A friend of mine posted the following on Facebook tonight that spoke deeply to me:
Leader: It is not true that this world and its inhabitants are doomed to die and be lost;
ALL: This is true: for God so loved the world that he gave his only Son so that everyone who believes in him shall not die, but have everlasting life.
Leader: It is not true that we must accept inhumanity and discrimination, hunger and poverty, death and destruction;
ALL: This is true: I have come that they may have life, and have it abundantly.
Leader: It is not true that violence and hatred shall have the last word, and that war and destruction have come to stay forever;
ALL: This is true: for to us a child is born, to us a son is given, in whom authority will rest, and whose name will be Prince of Peace.
Leader: It is not true that we are simply victims of the powers of evil that seek to rule the world;
ALL: This is true: To me is given authority in heaven and on earth, and lo, I am with you always, to the end of the world.

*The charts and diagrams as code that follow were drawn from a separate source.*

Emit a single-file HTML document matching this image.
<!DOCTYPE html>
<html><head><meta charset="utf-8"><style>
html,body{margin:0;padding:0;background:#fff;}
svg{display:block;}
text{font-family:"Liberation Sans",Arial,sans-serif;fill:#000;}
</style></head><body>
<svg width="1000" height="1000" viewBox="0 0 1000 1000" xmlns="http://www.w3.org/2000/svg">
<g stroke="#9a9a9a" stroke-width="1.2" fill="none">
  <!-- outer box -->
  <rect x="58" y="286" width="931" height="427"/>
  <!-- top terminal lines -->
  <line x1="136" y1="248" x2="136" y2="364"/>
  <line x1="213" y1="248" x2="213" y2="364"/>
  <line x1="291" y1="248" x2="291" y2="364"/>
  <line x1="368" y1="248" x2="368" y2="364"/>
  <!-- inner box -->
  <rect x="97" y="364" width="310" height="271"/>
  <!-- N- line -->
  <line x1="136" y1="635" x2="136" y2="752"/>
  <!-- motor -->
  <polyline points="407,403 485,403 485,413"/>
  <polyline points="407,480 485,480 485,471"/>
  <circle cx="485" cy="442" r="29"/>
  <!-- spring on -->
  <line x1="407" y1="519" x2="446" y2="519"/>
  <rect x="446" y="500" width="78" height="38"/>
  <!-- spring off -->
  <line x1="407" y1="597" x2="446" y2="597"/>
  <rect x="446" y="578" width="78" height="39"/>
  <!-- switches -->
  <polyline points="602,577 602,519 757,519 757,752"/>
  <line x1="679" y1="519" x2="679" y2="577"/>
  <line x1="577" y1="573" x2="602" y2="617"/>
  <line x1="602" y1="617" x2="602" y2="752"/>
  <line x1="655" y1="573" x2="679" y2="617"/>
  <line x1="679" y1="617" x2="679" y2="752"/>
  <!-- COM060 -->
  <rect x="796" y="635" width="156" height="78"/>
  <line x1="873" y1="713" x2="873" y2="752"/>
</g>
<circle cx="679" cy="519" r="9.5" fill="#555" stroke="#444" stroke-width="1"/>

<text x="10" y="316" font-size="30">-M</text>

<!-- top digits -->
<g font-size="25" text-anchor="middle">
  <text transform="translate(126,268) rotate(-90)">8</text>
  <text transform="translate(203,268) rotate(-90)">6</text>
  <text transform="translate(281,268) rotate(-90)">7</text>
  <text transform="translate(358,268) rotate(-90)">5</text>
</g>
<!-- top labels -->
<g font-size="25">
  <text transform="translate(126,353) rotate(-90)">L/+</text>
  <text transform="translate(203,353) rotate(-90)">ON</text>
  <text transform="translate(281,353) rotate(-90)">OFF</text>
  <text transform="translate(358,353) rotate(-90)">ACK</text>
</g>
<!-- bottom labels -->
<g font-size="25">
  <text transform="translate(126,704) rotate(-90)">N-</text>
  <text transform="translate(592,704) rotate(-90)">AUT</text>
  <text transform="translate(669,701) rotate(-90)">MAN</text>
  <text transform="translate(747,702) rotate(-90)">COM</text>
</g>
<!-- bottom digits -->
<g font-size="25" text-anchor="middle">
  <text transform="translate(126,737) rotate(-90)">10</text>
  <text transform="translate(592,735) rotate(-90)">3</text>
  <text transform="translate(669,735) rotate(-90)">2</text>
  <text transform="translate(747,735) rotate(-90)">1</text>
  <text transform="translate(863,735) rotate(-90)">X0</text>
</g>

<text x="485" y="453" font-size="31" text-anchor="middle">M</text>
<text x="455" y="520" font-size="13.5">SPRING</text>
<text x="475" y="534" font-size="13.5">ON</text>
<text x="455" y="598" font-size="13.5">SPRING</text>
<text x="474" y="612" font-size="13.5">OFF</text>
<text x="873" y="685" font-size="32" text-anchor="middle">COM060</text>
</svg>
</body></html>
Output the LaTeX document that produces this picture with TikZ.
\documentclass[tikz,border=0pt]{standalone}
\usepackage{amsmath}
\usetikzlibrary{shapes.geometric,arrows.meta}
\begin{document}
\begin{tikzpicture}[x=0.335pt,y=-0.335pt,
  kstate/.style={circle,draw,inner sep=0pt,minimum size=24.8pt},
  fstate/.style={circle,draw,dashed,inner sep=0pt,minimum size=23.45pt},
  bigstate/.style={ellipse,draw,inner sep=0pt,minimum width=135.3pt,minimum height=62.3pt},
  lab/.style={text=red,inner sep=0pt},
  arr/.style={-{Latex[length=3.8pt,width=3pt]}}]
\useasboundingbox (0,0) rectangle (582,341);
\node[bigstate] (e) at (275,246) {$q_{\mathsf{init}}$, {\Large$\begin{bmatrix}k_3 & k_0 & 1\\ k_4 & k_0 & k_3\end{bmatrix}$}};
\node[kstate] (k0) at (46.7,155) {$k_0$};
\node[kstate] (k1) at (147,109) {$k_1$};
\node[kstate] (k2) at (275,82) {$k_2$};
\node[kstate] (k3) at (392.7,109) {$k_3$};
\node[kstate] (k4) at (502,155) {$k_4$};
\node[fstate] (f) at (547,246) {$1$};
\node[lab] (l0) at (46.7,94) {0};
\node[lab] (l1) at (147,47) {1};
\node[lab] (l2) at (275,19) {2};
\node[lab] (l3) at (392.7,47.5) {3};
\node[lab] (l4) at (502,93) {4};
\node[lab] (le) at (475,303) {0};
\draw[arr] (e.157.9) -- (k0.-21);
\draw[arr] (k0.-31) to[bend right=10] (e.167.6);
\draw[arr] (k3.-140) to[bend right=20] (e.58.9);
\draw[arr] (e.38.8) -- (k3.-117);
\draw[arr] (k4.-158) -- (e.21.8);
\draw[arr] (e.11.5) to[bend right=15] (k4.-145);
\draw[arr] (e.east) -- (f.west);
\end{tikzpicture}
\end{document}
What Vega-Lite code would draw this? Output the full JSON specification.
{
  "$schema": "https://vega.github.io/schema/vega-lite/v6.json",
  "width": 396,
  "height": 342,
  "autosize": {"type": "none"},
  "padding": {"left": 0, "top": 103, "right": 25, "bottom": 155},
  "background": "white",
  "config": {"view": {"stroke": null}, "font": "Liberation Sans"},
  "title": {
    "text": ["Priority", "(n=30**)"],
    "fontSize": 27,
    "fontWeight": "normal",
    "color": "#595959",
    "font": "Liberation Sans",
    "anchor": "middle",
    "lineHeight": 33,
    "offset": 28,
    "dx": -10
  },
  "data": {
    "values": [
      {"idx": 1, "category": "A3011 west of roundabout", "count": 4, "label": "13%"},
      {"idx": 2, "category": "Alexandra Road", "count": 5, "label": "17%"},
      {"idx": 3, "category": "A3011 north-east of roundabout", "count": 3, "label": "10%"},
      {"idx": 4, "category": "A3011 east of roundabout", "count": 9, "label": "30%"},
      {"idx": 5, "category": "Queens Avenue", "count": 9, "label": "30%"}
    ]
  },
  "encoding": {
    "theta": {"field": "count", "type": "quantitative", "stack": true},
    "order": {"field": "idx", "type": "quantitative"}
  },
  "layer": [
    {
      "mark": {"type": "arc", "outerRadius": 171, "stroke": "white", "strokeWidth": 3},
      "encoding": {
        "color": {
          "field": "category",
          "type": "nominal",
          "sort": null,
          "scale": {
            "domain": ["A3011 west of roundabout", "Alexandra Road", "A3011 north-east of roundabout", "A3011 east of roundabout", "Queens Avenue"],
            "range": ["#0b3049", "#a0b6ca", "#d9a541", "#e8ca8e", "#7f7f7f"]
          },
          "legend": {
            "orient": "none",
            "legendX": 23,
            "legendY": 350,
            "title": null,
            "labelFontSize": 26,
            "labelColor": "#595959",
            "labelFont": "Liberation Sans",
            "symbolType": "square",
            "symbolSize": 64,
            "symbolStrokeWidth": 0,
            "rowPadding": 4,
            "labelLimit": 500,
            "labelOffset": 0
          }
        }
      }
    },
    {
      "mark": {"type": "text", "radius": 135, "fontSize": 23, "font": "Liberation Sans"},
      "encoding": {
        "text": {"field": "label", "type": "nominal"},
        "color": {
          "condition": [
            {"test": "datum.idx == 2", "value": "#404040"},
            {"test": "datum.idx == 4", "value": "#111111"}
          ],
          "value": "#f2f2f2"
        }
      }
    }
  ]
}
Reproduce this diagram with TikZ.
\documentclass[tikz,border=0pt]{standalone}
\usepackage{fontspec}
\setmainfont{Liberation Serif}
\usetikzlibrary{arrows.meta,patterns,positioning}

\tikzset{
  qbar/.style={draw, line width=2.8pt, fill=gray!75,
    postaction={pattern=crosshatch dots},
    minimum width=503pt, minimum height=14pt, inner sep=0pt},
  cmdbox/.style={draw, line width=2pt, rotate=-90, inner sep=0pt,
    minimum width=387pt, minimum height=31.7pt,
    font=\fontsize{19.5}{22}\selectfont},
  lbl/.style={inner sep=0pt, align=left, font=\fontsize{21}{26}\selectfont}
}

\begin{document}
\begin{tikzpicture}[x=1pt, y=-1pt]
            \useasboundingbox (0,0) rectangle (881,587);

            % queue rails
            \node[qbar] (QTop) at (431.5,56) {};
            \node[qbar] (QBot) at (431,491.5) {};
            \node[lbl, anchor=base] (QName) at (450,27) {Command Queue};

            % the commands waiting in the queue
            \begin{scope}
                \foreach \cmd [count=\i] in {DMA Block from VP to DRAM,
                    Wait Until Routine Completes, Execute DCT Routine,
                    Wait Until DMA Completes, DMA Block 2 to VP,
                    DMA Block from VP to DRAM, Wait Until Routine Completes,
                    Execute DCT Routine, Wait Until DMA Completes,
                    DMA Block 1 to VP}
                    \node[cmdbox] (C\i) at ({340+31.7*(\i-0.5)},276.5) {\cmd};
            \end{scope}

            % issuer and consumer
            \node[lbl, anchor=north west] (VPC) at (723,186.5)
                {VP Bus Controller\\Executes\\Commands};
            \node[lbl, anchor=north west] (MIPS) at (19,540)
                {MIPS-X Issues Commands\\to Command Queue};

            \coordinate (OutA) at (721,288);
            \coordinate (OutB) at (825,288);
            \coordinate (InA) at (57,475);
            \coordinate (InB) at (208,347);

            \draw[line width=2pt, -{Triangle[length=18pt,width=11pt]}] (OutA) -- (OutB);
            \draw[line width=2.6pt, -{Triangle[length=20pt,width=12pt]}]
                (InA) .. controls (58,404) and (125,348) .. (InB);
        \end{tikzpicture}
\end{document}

Leader: It is not true that we have to wait for those who are specially gifted,who are the prophets of the church, before we can do anything;
ALL: This is true: I will pour out my Spirit on all people, and your sons and daughters shall prophesy, your young people shall see visions, and your old folk dream dreams.
Leader: It is not true that our dreams of liberation of humankind, our dreams of justice, of human dignity, of peace, are not meant for this earth and its history;
ALL: This is true: The hour comes, and it is now, that true worshippers shall worship God in Spirit and in truth.
Iona Abbey Worship Book (Glasgow: Wild Goose Publications, 2007), p. 20.